[To be done]
Leave out the pictures and retype only the lines from the opening line to the line that holds "from matplotlib.patches import Rectangle", both ends included.

[Dataset content]
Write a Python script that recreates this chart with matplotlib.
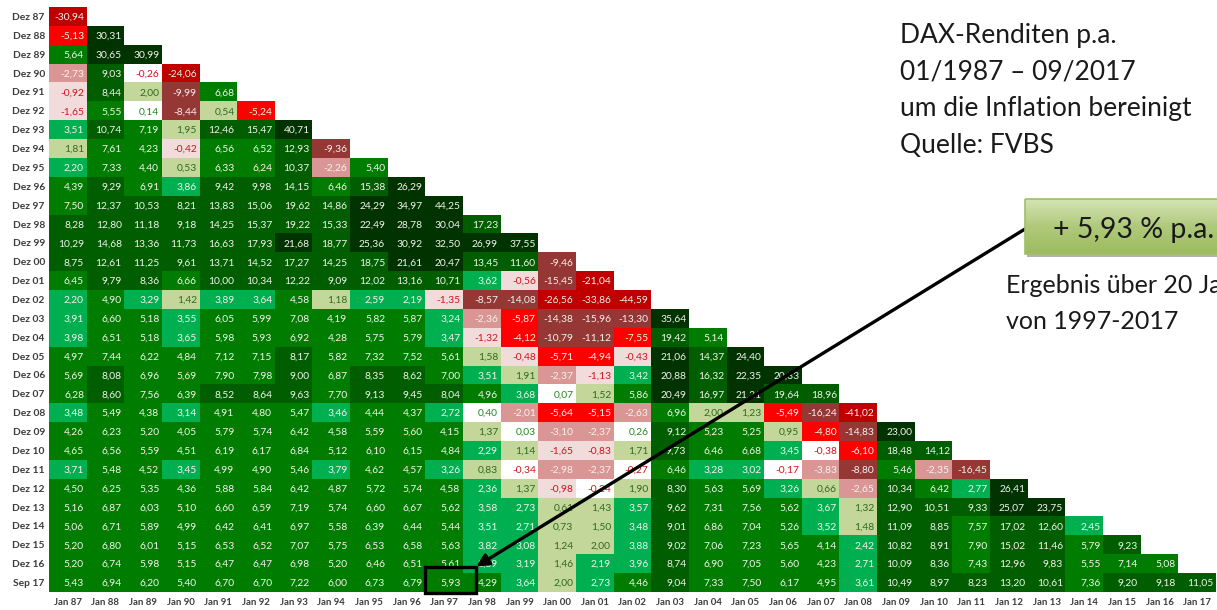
import numpy as np
import matplotlib
matplotlib.use("Agg")
import matplotlib.pyplot as plt
from matplotlib.colors import ListedColormap, BoundaryNorm, LinearSegmentedColormap
from matplotlib.patches import Rectangle

plt.rcParams["font.family"] = ["Lato", "DejaVu Sans"]

# real DAX returns p.a. (inflation adjusted): row = end of period, column = start
row_labels = ["Dez 87", "Dez 88", "Dez 89", "Dez 90", "Dez 91", "Dez 92", "Dez 93",
              "Dez 94", "Dez 95", "Dez 96", "Dez 97", "Dez 98", "Dez 99", "Dez 00",
              "Dez 01", "Dez 02", "Dez 03", "Dez 04", "Dez 05", "Dez 06", "Dez 07",
              "Dez 08", "Dez 09", "Dez 10", "Dez 11", "Dez 12", "Dez 13", "Dez 14",
              "Dez 15", "Dez 16", "Sep 17"]
col_labels = ["Jan 87", "Jan 88", "Jan 89", "Jan 90", "Jan 91", "Jan 92", "Jan 93",
              "Jan 94", "Jan 95", "Jan 96", "Jan 97", "Jan 98", "Jan 99", "Jan 00",
              "Jan 01", "Jan 02", "Jan 03", "Jan 04", "Jan 05", "Jan 06", "Jan 07",
              "Jan 08", "Jan 09", "Jan 10", "Jan 11", "Jan 12", "Jan 13", "Jan 14",
              "Jan 15", "Jan 16", "Jan 17"]

returns = [
    [-30.94],
    [-5.13, 30.31],
    [5.64, 30.65, 30.99],
    [-2.73, 9.03, -0.26, -24.06],
    [-0.92, 8.44, 2.00, -9.99, 6.68],
    [-1.65, 5.55, 0.14, -8.44, 0.54, -5.24],
    [3.51, 10.74, 7.19, 1.95, 12.46, 15.47, 40.71],
    [1.81, 7.61, 4.23, -0.42, 6.56, 6.52, 12.93, -9.36],
    [2.20, 7.33, 4.40, 0.53, 6.33, 6.24, 10.37, -2.26, 5.40],
    [4.39, 9.29, 6.91, 3.86, 9.42, 9.98, 14.15, 6.46, 15.38, 26.29],
    [7.50, 12.37, 10.53, 8.21, 13.83, 15.06, 19.62, 14.86, 24.29, 34.97, 44.25],
    [8.28, 12.80, 11.18, 9.18, 14.25, 15.37, 19.22, 15.33, 22.49, 28.78, 30.04, 17.23],
    [10.29, 14.68, 13.36, 11.73, 16.63, 17.93, 21.68, 18.77, 25.36, 30.92, 32.50, 26.99,
     37.55],
    [8.75, 12.61, 11.25, 9.61, 13.71, 14.52, 17.27, 14.25, 18.75, 21.61, 20.47, 13.45,
     11.60, -9.46],
    [6.45, 9.79, 8.36, 6.66, 10.00, 10.34, 12.22, 9.09, 12.02, 13.16, 10.71, 3.62,
     -0.56, -15.45, -21.04],
    [2.20, 4.90, 3.29, 1.42, 3.89, 3.64, 4.58, 1.18, 2.59, 2.19, -1.35, -8.57, -14.08,
     -26.56, -33.86, -44.59],
    [3.91, 6.60, 5.18, 3.55, 6.05, 5.99, 7.08, 4.19, 5.82, 5.87, 3.24, -2.36, -5.87,
     -14.38, -15.96, -13.30, 35.64],
    [3.98, 6.51, 5.18, 3.65, 5.98, 5.93, 6.92, 4.28, 5.75, 5.79, 3.47, -1.32, -4.12,
     -10.79, -11.12, -7.55, 19.42, 5.14],
    [4.97, 7.44, 6.22, 4.84, 7.12, 7.15, 8.17, 5.82, 7.32, 7.52, 5.61, 1.58, -0.48,
     -5.71, -4.94, -0.43, 21.06, 14.37, 24.40],
    [5.69, 8.08, 6.96, 5.69, 7.90, 7.98, 9.00, 6.87, 8.35, 8.62, 7.00, 3.51, 1.91,
     -2.37, -1.13, 3.42, 20.88, 16.32, 22.35, 20.33],
    [6.28, 8.60, 7.56, 6.39, 8.52, 8.64, 9.63, 7.70, 9.13, 9.45, 8.04, 4.96, 3.68,
     0.07, 1.52, 5.86, 20.49, 16.97, 21.21, 19.64, 18.96],
    [3.48, 5.49, 4.38, 3.14, 4.91, 4.80, 5.47, 3.46, 4.44, 4.37, 2.72, 0.40, -2.01,
     -5.64, -5.15, -2.63, 6.96, 2.00, 1.23, -5.49, -16.24, -41.02],
    [4.26, 6.23, 5.20, 4.05, 5.79, 5.74, 6.42, 4.58, 5.59, 5.60, 4.15, 1.37, 0.03,
     -3.10, -2.37, 0.26, 9.12, 5.23, 5.25, 0.95, -4.80, -14.83, 23.00],
    [4.65, 6.56, 5.59, 4.51, 6.19, 6.17, 6.84, 5.12, 6.10, 6.15, 4.84, 2.29, 1.14,
     -1.65, -0.83, 1.71, 9.73, 6.46, 6.68, 3.45, -0.38, -6.10, 18.48, 14.12],
    [3.71, 5.48, 4.52, 3.45, 4.99, 4.90, 5.46, 3.79, 4.62, 4.57, 3.26, 0.83, -0.34,
     -2.98, -2.37, -0.27, 6.46, 3.28, 3.02, -0.17, -3.83, -8.80, 5.46, -2.35, -16.45],
    [4.50, 6.25, 5.35, 4.36, 5.88, 5.84, 6.42, 4.87, 5.72, 5.74, 4.58, 2.36, 1.37,
     -0.98, -0.24, 1.90, 8.30, 5.63, 5.69, 3.26, 0.66, -2.65, 10.34, 6.42, 2.77, 26.41],
    [5.16, 6.87, 6.03, 5.10, 6.60, 6.59, 7.19, 5.74, 6.60, 6.67, 5.62, 3.58, 2.73,
     0.61, 1.43, 3.57, 9.62, 7.31, 7.56, 5.62, 3.67, 1.32, 12.90, 10.51, 9.33, 25.07,
     23.75],
    [5.06, 6.71, 5.89, 4.99, 6.42, 6.41, 6.97, 5.58, 6.39, 6.44, 5.44, 3.51, 2.71,
     0.73, 1.50, 3.48, 9.01, 6.86, 7.04, 5.26, 3.52, 1.48, 11.09, 8.85, 7.57, 17.02,
     12.60, 2.45],
    [5.20, 6.80, 6.01, 5.15, 6.53, 6.52, 7.07, 5.75, 6.53, 6.58, 5.63, 3.82, 3.08,
     1.24, 2.00, 3.88, 9.02, 7.06, 7.23, 5.65, 4.14, 2.42, 10.82, 8.91, 7.90, 15.02,
     11.46, 5.79, 9.23],
    [5.20, 6.74, 5.98, 5.15, 6.47, 6.47, 6.98, 5.20, 6.46, 6.51, 5.61, 3.89, 3.19,
     1.46, 2.19, 3.96, 8.74, 6.90, 7.05, 5.60, 4.23, 2.71, 10.09, 8.36, 7.43, 12.96,
     9.83, 5.55, 7.14, 5.08],
    [5.43, 6.94, 6.20, 5.40, 6.70, 6.70, 7.22, 6.00, 6.73, 6.79, 5.93, 4.29, 3.64,
     2.00, 2.73, 4.46, 9.04, 7.33, 7.50, 6.17, 4.95, 3.61, 10.49, 8.97, 8.23, 13.20,
     10.61, 7.36, 9.20, 9.18, 11.05],
]

highlight = ("Sep 17", "Jan 97")

# colour classes (Excel-like conditional formatting)
bounds = [-100, -20, -8, -4, -2, -0.4, 0.5, 2.005, 4, 8, 20, 100]
cell_colors = ["#C00000", "#953735", "#FF0000", "#DA9694", "#F2DCDB", "#FFFFFF",
               "#C4D79B", "#00B050", "#007D00", "#005E00", "#003300"]


def text_color(v):
    if -2 < v < 0:
        return "#D0121B"
    if -0.4 < v < 0.5:
        return "#1E8A1E"
    if 0.5 <= v <= 2.005:
        return "#2E6B1E"
    return "#F3F3EE"


n = len(row_labels)
grid = np.full((n, len(col_labels)), np.nan)
for r, vals in enumerate(returns):
    grid[r, :len(vals)] = vals

W, H = 1217, 610
fig = plt.figure(figsize=(W / 100, H / 100), dpi=100)
ax = fig.add_axes([49 / W, 1 - 592 / H, (1216 - 49) / W, (592 - 7) / H])

cmap = ListedColormap(cell_colors)
cmap.set_bad("white")
ax.imshow(np.ma.masked_invalid(grid), cmap=cmap,
          norm=BoundaryNorm(bounds, cmap.N), aspect="auto",
          extent=(0, grid.shape[1], n, 0), interpolation="nearest")

for r, vals in enumerate(returns):
    for c, v in enumerate(vals):
        ax.text(c + 0.93, r + 0.55, f"{v:.2f}".replace(".", ","), ha="right",
                va="center", fontsize=7.4, color=text_color(v))

ax.set_xticks(np.arange(len(col_labels)) + 0.5)
ax.set_xticklabels(col_labels, fontsize=6.9, fontweight="bold", color="#3C3C3C")
ax.set_yticks(np.arange(n) + 0.5)
ax.set_yticklabels(row_labels, fontsize=7.4, fontweight="bold", color="#3C3C3C")
ax.tick_params(length=0, pad=3)
ax.tick_params(axis="x", pad=4)
for s in ax.spines.values():
    s.set_visible(False)
ax.set_xlim(0, grid.shape[1])
ax.set_ylim(n, 0)

# highlighted 20-year result
hr = row_labels.index(highlight[0])
hc = col_labels.index(highlight[1])
ax.add_patch(Rectangle((hc, hr - 0.35), 1.35, 1.38, fill=False, ec="black",
                       lw=2.4, clip_on=False, zorder=5))

# overlay in pixel coordinates for the annotations
ov = fig.add_axes([0, 0, 1, 1])
ov.axis("off")
ov.patch.set_alpha(0)

title_lines = ["DAX-Renditen p.a.", "01/1987 \u2013 09/2017",
               "um die Inflation bereinigt", "Quelle: FVBS"]
for i, line in enumerate(title_lines):
    ov.text(900, 43 + i * 36.7, line, fontsize=19, color="#1A1A1A",
            va="baseline", ha="left")

# green result box with a soft gradient
ov.add_patch(Rectangle((1027, 201), 200, 56, fc="#7F7F7F", ec="none", alpha=0.6))
grad = np.linspace(0, 1, 50)[:, None]
ov.imshow(grad, cmap=LinearSegmentedColormap.from_list(
              "g", ["#D3E4B4", "#AFC97B", "#9DBC5E"]),
          extent=(1025, 1230, 254, 199), aspect="auto", zorder=2)
ov.add_patch(Rectangle((1025, 199), 205, 55, fill=False, ec="#A2BE67", lw=1.2,
                       zorder=3))
ov.set_xlim(0, W)
ov.set_ylim(H, 0)
ov.text(1053, 238, "+ 5,93 % p.a.", fontsize=20.5, color="#1A1A1A", va="baseline",
        ha="left", zorder=4)
ov.text(1006, 293, "Ergebnis \u00fcber 20 Jahre", fontsize=18, color="#1A1A1A",
        va="baseline", ha="left")
ov.text(1006, 329, "von 1997-2017", fontsize=18, color="#1A1A1A",
        va="baseline", ha="left")

ax.annotate("", xy=(hc + 1.35, hr - 0.35), xycoords="data",
            xytext=(1025 / W, 1 - 229 / H), textcoords="figure fraction",
            arrowprops=dict(arrowstyle="-|>", lw=2.4, color="black",
                            mutation_scale=18, shrinkA=0, shrinkB=0),
            annotation_clip=False, zorder=6)

fig.savefig("out.png", dpi=100)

[Full output]
Write a Python script that recreates this chart with matplotlib.
import numpy as np
import matplotlib
matplotlib.use("Agg")
import matplotlib.pyplot as plt
from matplotlib.colors import ListedColormap, BoundaryNorm, LinearSegmentedColormap
from matplotlib.patches import Rectangle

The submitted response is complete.